## [SET PROBLEM]
Omit every picture and return the rest of the data unaltered.

## Begin

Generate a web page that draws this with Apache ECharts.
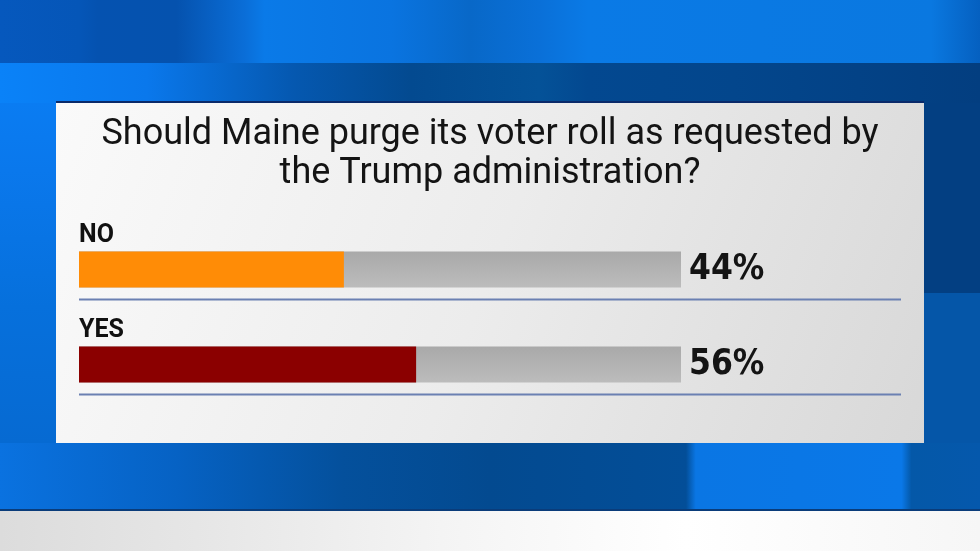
<!DOCTYPE html>
<html>
<head>
<meta charset="utf-8">
<script src="https://cdn.jsdelivr.net/npm/echarts@6/dist/echarts.min.js"></script>
<style>html,body{margin:0;padding:0;background:#0566c8;}#c{width:980px;height:551px;}</style>
</head>
<body>
<div id="c"></div>
<script>
const titleLines = ['Should Maine purge its voter roll as requested by', 'the Trump administration?'];
const categories = ['NO', 'YES'];
const values = [44, 56];
const barColors = ['#ff8c06', '#8b0000'];
const trackMax = 100;

const chart = echarts.init(document.getElementById('c'), null, {renderer: 'canvas'});

function rect(x, y, w, h, fill, z) {
  return {type: 'rect', shape: {x: x, y: y, width: w, height: h}, style: {fill: fill}, z: z || 0, silent: true};
}
function lg(x, y, x2, y2, stops) {
  return {type: 'linear', x: x, y: y, x2: x2, y2: y2, global: false,
    colorStops: stops.map(s => ({offset: s[0], color: s[1]}))};
}

const bg = [
  rect(0, 0, 980, 551, '#0566c8', -10),
  rect(0, 0, 980, 63, lg(0, 0, 1, 0, [[0, '#0658bd'], [0.08, '#0556b8'], [0.1, '#0552b0'], [0.18, '#0552ae'], [0.25, '#0a6ed8'], [0.27, '#0a7ae8'], [0.4, '#0a74e0'], [0.48, '#0868c8'], [0.55, '#0a70d8'], [0.6, '#0a7ae6'], [0.95, '#0a78e0'], [1, '#0560c0']]), -9),
  rect(0, 63, 980, 40, lg(0, 0, 1, 0, [[0, '#0a82f8'], [0.15, '#0a78ec'], [0.3, '#0558b0'], [0.42, '#034a90'], [0.55, '#045298'], [0.6, '#034890'], [0.75, '#03468c'], [1, '#033e80']]), -9),
  rect(0, 103, 56, 340, lg(0, 0, 0, 1, [[0, '#0a7cf2'], [0.2, '#0a78ec'], [0.6, '#0670dc'], [1, '#066ad2']]), -9),
  rect(924, 103, 56, 190, '#033f82', -9),
  rect(924, 293, 56, 150, '#0556a8', -9),
  rect(0, 443, 980, 67, lg(0, 0, 1, 0, [[0, '#0a72e0'], [0.18, '#0662c4'], [0.35, '#04509c'], [0.5, '#034a90'], [0.7, '#034e98'], [0.71, '#0a76e4'], [0.92, '#0a78e8'], [0.93, '#0458a8'], [1, '#0558ac']]), -9),
  rect(0, 509, 980, 2, '#0a3c7a', -8),
  rect(0, 511, 980, 40, lg(0, 0, 1, 0, [[0, '#dcdcdc'], [0.2, '#e6e6e6'], [0.45, '#f4f4f4'], [0.7, '#ffffff'], [1, '#f6f6f6']]), -9),
  rect(56, 101, 868, 2, '#0a2a6a', -7),
  rect(56, 103, 868, 340, lg(0, 0, 1, 1, [[0, '#fafafa'], [0.5, '#ececec'], [1, '#d8d8d8']]), -7)
];

const titleStyle = {fontFamily: 'Roboto', fontSize: 36, fontWeight: 400, color: '#141414'};

chart.setOption({
  animation: false,
  graphic: bg,
  title: [
    {text: titleLines[0], left: 'center', top: 112, textStyle: titleStyle},
    {text: titleLines[1], left: 'center', top: 151, textStyle: titleStyle}
  ],
  grid: {left: 79, right: 299, top: 222, bottom: 139, containLabel: false},
  xAxis: {type: 'value', min: 0, max: trackMax, show: false},
  yAxis: {type: 'category', data: categories, inverse: true, show: false},
  series: [
    {
      type: 'bar',
      data: categories.map(() => trackMax),
      barWidth: 36,
      barGap: '-100%',
      itemStyle: {color: lg(0, 0, 0, 1, [[0, '#a9a9a9'], [1, '#bcbcbc']])},
      label: {
        show: true, position: 'right', distance: 8,
        formatter: p => values[p.dataIndex] + '%',
        fontFamily: '"DejaVu Sans Condensed", "DejaVu Sans"', fontWeight: 'bold', fontSize: 35, color: '#141414'
      },
      silent: true, z: 2
    },
    {
      type: 'bar',
      data: values.map((v, i) => ({value: v, itemStyle: {color: barColors[i]}})),
      barWidth: 36,
      barGap: '-100%',
      label: {
        show: true, position: [0, -28],
        formatter: p => categories[p.dataIndex],
        fontFamily: 'Roboto', fontWeight: 'bold', fontSize: 25, color: '#111'
      },
      silent: true, z: 3
    },
    {
      type: 'custom',
      data: categories.map((c, i) => [0, i]),
      renderItem: function (params, api) {
        const p = api.coord([0, api.value(1)]);
        return {type: 'rect', shape: {x: p[0], y: p[1] + 29, width: 822, height: 2}, style: {fill: '#6b80b2'}};
      },
      silent: true, z: 1
    }
  ]
});
</script>
</body>
</html>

## End

## [RIGHT ANSWER]
Generate a web page that draws this with Apache ECharts.
<!DOCTYPE html>
<html>
<head>
<meta charset="utf-8">
<script src="https://cdn.jsdelivr.net/npm/echarts@6/dist/echarts.min.js"></script>
<style>html,body{margin:0;padding:0;background:#0566c8;}#c{width:980px;height:551px;}</style>
</head>
<body>
<div id="c"></div>
<script>
const titleLines = ['Should Maine purge its voter roll as requested by', 'the Trump administration?'];
const categories = ['NO', 'YES'];
const values = [44, 56];
const barColors = ['#ff8c06', '#8b0000'];
const trackMax = 100;

const chart = echarts.init(document.getElementById('c'), null, {renderer: 'canvas'});

function rect(x, y, w, h, fill, z) {
  return {type: 'rect', shape: {x: x, y: y, width: w, height: h}, style: {fill: fill}, z: z || 0, silent: true};
}
function lg(x, y, x2, y2, stops) {
  return {type: 'linear', x: x, y: y, x2: x2, y2: y2, global: false,
    colorStops: stops.map(s => ({offset: s[0], color: s[1]}))};
}

const bg = [
  rect(0, 0, 980, 551, '#0566c8', -10),
  rect(0, 0, 980, 63, lg(0, 0, 1, 0, [[0, '#0658bd'], [0.08, '#0556b8'], [0.1, '#0552b0'], [0.18, '#0552ae'], [0.25, '#0a6ed8'], [0.27, '#0a7ae8'], [0.4, '#0a74e0'], [0.48, '#0868c8'], [0.55, '#0a70d8'], [0.6, '#0a7ae6'], [0.95, '#0a78e0'], [1, '#0560c0']]), -9),
  rect(0, 63, 980, 40, lg(0, 0, 1, 0, [[0, '#0a82f8'], [0.15, '#0a78ec'], [0.3, '#0558b0'], [0.42, '#034a90'], [0.55, '#045298'], [0.6, '#034890'], [0.75, '#03468c'], [1, '#033e80']]), -9),
  rect(0, 103, 56, 340, lg(0, 0, 0, 1, [[0, '#0a7cf2'], [0.2, '#0a78ec'], [0.6, '#0670dc'], [1, '#066ad2']]), -9),
  rect(924, 103, 56, 190, '#033f82', -9),
  rect(924, 293, 56, 150, '#0556a8', -9),
  rect(0, 443, 980, 67, lg(0, 0, 1, 0, [[0, '#0a72e0'], [0.18, '#0662c4'], [0.35, '#04509c'], [0.5, '#034a90'], [0.7, '#034e98'], [0.71, '#0a76e4'], [0.92, '#0a78e8'], [0.93, '#0458a8'], [1, '#0558ac']]), -9),
  rect(0, 509, 980, 2, '#0a3c7a', -8),
  rect(0, 511, 980, 40, lg(0, 0, 1, 0, [[0, '#dcdcdc'], [0.2, '#e6e6e6'], [0.45, '#f4f4f4'], [0.7, '#ffffff'], [1, '#f6f6f6']]), -9),
  rect(56, 101, 868, 2, '#0a2a6a', -7),
  rect(56, 103, 868, 340, lg(0, 0, 1, 1, [[0, '#fafafa'], [0.5, '#ececec'], [1, '#d8d8d8']]), -7)
];

const titleStyle = {fontFamily: 'Roboto', fontSize: 36, fontWeight: 400, color: '#141414'};

chart.setOption({
  animation: false,
  graphic: bg,
  title: [
    {text: titleLines[0], left: 'center', top: 112, textStyle: titleStyle},
    {text: titleLines[1], left: 'center', top: 151, textStyle: titleStyle}
  ],
  grid: {left: 79, right: 299, top: 222, bottom: 139, containLabel: false},
  xAxis: {type: 'value', min: 0, max: trackMax, show: false},
  yAxis: {type: 'category', data: categories, inverse: true, show: false},
  series: [
    {
      type: 'bar',
      data: categories.map(() => trackMax),
      barWidth: 36,
      barGap: '-100%',
      itemStyle: {color: lg(0, 0, 0, 1, [[0, '#a9a9a9'], [1, '#bcbcbc']])},
      label: {
        show: true, position: 'right', distance: 8,
        formatter: p => values[p.dataIndex] + '%',
        fontFamily: '"DejaVu Sans Condensed", "DejaVu Sans"', fontWeight: 'bold', fontSize: 35, color: '#141414'
      },
      silent: true, z: 2
    },
    {
      type: 'bar',
      data: values.map((v, i) => ({value: v, itemStyle: {color: barColors[i]}})),
      barWidth: 36,
      barGap: '-100%',
      label: {
        show: true, position: [0, -28],
        formatter: p => categories[p.dataIndex],
        fontFamily: 'Roboto', fontWeight: 'bold', fontSize: 25, color: '#111'
      },
      silent: true, z: 3
    },
    {
      type: 'custom',
      data: categories.map((c, i) => [0, i]),
      renderItem: function (params, api) {
        const p = api.coord([0, api.value(1)]);
        return {type: 'rect', shape: {x: p[0], y: p[1] + 29, width: 822, height: 2}, style: {fill: '#6b80b2'}};
      },
      silent: true, z: 1
    }
  ]
});
</script>
</body>
</html>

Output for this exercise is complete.